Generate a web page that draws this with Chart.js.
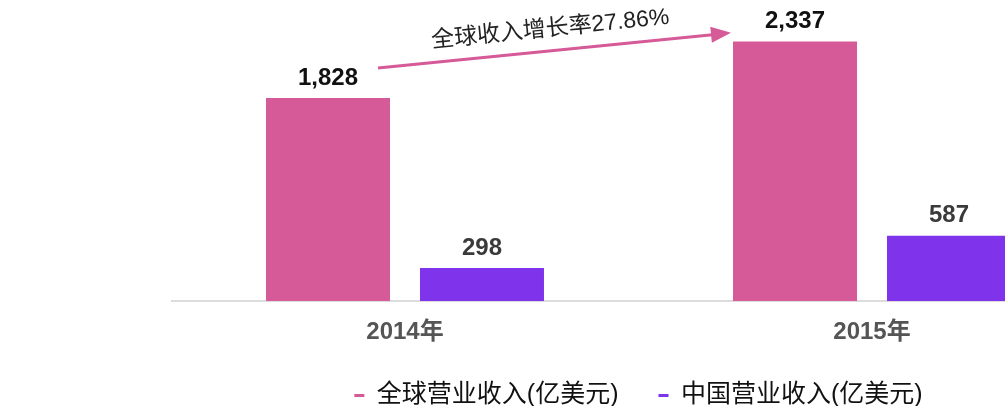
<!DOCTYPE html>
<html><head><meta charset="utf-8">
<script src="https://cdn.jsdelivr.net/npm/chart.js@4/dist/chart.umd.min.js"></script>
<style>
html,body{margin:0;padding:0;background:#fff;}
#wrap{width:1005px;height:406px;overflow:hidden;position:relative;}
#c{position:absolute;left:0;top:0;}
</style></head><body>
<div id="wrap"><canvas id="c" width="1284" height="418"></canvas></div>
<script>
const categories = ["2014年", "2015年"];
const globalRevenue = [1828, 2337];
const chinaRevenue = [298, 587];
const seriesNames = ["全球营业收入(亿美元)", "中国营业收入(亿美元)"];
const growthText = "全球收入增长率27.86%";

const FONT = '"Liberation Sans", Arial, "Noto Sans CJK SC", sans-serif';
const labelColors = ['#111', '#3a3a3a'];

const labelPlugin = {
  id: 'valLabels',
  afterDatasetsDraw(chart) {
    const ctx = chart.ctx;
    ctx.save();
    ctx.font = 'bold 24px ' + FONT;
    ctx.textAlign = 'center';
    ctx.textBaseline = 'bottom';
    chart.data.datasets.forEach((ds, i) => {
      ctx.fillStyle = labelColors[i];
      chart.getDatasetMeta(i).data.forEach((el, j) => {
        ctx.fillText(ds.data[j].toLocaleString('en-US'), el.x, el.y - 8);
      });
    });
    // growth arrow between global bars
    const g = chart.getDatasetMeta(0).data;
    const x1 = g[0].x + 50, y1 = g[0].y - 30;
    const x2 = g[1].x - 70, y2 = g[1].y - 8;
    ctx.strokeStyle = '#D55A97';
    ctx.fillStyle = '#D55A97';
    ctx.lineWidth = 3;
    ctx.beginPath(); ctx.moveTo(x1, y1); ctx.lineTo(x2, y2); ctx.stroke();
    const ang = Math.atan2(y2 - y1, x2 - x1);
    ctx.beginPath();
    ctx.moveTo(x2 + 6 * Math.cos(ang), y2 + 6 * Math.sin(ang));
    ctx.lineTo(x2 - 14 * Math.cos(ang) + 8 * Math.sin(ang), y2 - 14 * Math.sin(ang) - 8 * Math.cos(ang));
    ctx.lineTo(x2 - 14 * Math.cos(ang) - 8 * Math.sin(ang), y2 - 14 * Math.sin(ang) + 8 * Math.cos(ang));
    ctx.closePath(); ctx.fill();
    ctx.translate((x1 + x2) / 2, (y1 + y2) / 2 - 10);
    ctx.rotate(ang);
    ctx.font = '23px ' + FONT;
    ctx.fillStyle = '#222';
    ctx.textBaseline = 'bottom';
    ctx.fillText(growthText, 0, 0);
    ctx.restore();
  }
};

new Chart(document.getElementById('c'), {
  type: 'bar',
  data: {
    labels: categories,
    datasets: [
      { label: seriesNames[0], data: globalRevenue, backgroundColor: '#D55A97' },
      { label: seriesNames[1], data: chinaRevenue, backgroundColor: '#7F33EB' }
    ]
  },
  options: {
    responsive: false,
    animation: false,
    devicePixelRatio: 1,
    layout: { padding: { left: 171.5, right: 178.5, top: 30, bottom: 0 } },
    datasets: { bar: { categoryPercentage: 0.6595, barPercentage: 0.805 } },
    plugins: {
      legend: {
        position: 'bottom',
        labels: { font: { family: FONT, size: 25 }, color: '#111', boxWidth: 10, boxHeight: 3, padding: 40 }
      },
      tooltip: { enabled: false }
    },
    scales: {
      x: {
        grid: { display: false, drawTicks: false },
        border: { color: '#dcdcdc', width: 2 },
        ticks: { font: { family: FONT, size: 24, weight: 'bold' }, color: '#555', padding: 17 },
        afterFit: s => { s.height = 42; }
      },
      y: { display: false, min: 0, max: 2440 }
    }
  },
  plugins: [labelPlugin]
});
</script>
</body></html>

|---|

GIVEN EXERCISE:
Only lines belong in the copy: transcribe those from the start of the data through the line that contains "const labelColors = ['#111', '#3a3a3a'];", and skip the pictures.

RESULT FOR THIS TASK:
Generate a web page that draws this with Chart.js.
<!DOCTYPE html>
<html><head><meta charset="utf-8">
<script src="https://cdn.jsdelivr.net/npm/chart.js@4/dist/chart.umd.min.js"></script>
<style>
html,body{margin:0;padding:0;background:#fff;}
#wrap{width:1005px;height:406px;overflow:hidden;position:relative;}
#c{position:absolute;left:0;top:0;}
</style></head><body>
<div id="wrap"><canvas id="c" width="1284" height="418"></canvas></div>
<script>
const categories = ["2014年", "2015年"];
const globalRevenue = [1828, 2337];
const chinaRevenue = [298, 587];
const seriesNames = ["全球营业收入(亿美元)", "中国营业收入(亿美元)"];
const growthText = "全球收入增长率27.86%";

const FONT = '"Liberation Sans", Arial, "Noto Sans CJK SC", sans-serif';
const labelColors = ['#111', '#3a3a3a'];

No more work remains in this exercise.